Mutua proposed that if the anti-IEBC demonstrations were to be aired on television, then they should be broadcast after 10pm when children are asleep. He claimed that the images from the anti-IEBC demonstrations were influencing children in the wrong way.

He also cautioned that there could be a repeat of the 2007/2008 post-election violence if the media continued covering the anti-IEBC protests.

Cord leaders, on Tuesday last week turned down a proposal by church leaders to suspend the anti-IEBC demonstrations and seek an alternative means to air their grievances. The clerics offered to be mediators but the leaders maintained that the protests would continue until Jubilee makes a public commitment to dialogue.

Opposition leader Raila Odinga maintained that the anti-IEBC demonstrations would not stop unless the current commissioners leave office. He urged his supporters not to stop the weekly anti-IEBC demonstrations despite the excessive force used against them by police.

On the legality of the anti-IEBC demonstrations, Raila maintained that the coalition was within the law to hold such protests. He dismissed claims that the anti-IEBC demonstrations were illegal and urged CORD supporters not fall for the propaganda.
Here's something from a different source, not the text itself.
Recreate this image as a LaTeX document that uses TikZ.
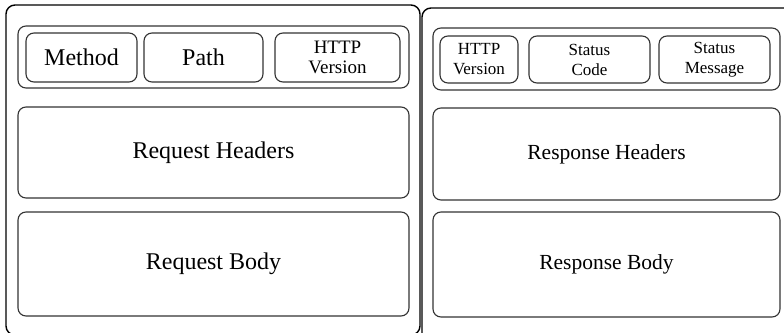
\documentclass[tikz,border=0pt]{standalone}
\usepackage{fontspec}
\setmainfont{Liberation Serif}
\begin{document}
\begin{tikzpicture}[x=1pt,y=-1pt,
  outerbox/.style={draw=black, line width=1.4pt, rounded corners=9pt, inner sep=0pt, outer sep=0pt},
  rowbox/.style={draw=black!80, line width=1.1pt, rounded corners=8pt, inner sep=0pt, outer sep=0pt},
  cellbox/.style={draw=black!80, line width=1.1pt, rounded corners=8pt, inner sep=0pt, outer sep=0pt, align=center},
  bigbox/.style={draw=black!80, line width=1.1pt, rounded corners=8pt, inner sep=0pt, outer sep=0pt, align=center},
  reqtext/.style={font=\fontsize{24}{26}\selectfont},
  reqsmall/.style={font=\fontsize{19}{20}\selectfont},
  restext/.style={font=\fontsize{21.5}{24}\selectfont},
  ressmall/.style={font=\fontsize{17}{20}\selectfont}]
\useasboundingbox (0,0) rectangle (784,332);
\clip (0,0) rectangle (784,332);
% request side
\node[outerbox, minimum width=414pt, minimum height=330pt] (req) at (213,170) {};
\node[rowbox, minimum width=391pt, minimum height=62pt] (reqline) at (213.5,57) {};
\node[cellbox, reqtext, minimum width=111pt, minimum height=49pt] (method) at (81.5,57.5) {Method};
\node[cellbox, reqtext, minimum width=119pt, minimum height=49pt] (path) at (203.5,57.5) {Path};
\node[cellbox, reqsmall, minimum width=125pt, minimum height=49pt] (reqver) at (337.5,57.5) {HTTP\\Version};
\node[bigbox, reqtext, minimum width=391pt, minimum height=91pt] (reqhead) at (213.5,152.5) {Request Headers};
\node[bigbox, reqtext, minimum width=391pt, minimum height=104pt] (reqbody) at (213.5,264) {Request Body};
% response side
\node[outerbox, minimum width=374pt, minimum height=334pt] (res) at (609,175) {};
\node[rowbox, minimum width=347pt, minimum height=62pt] (resline) at (606.5,59) {};
\node[cellbox, ressmall, minimum width=78pt, minimum height=47pt] (resver) at (479,59.5) {HTTP\\Version};
\node[cellbox, ressmall, minimum width=121pt, minimum height=47pt] (code) at (589.5,59.5) {Status\\Code};
\node[cellbox, ressmall, minimum width=111pt, minimum height=47pt] (msg) at (714.5,59.5) {Status\\Message};
\node[bigbox, restext, minimum width=347pt, minimum height=92pt] (reshead) at (606.5,154) {Response Headers};
\node[bigbox, restext, minimum width=347pt, minimum height=105pt] (resbody) at (606.5,264.5) {Response Body};
\end{tikzpicture}
\end{document}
The demonstrations are within their rights as stipulated in Article 37 and 38 of the Constitution, he said. The former prime minister further trashed the argument that IEBC commissioners could only be sent home through parliament.

Raila said Kenyans had the options of either handling the matter through their elected representatives in parliament or directly demanding for the removal of the IEBC commissioners and they had chosen the latter.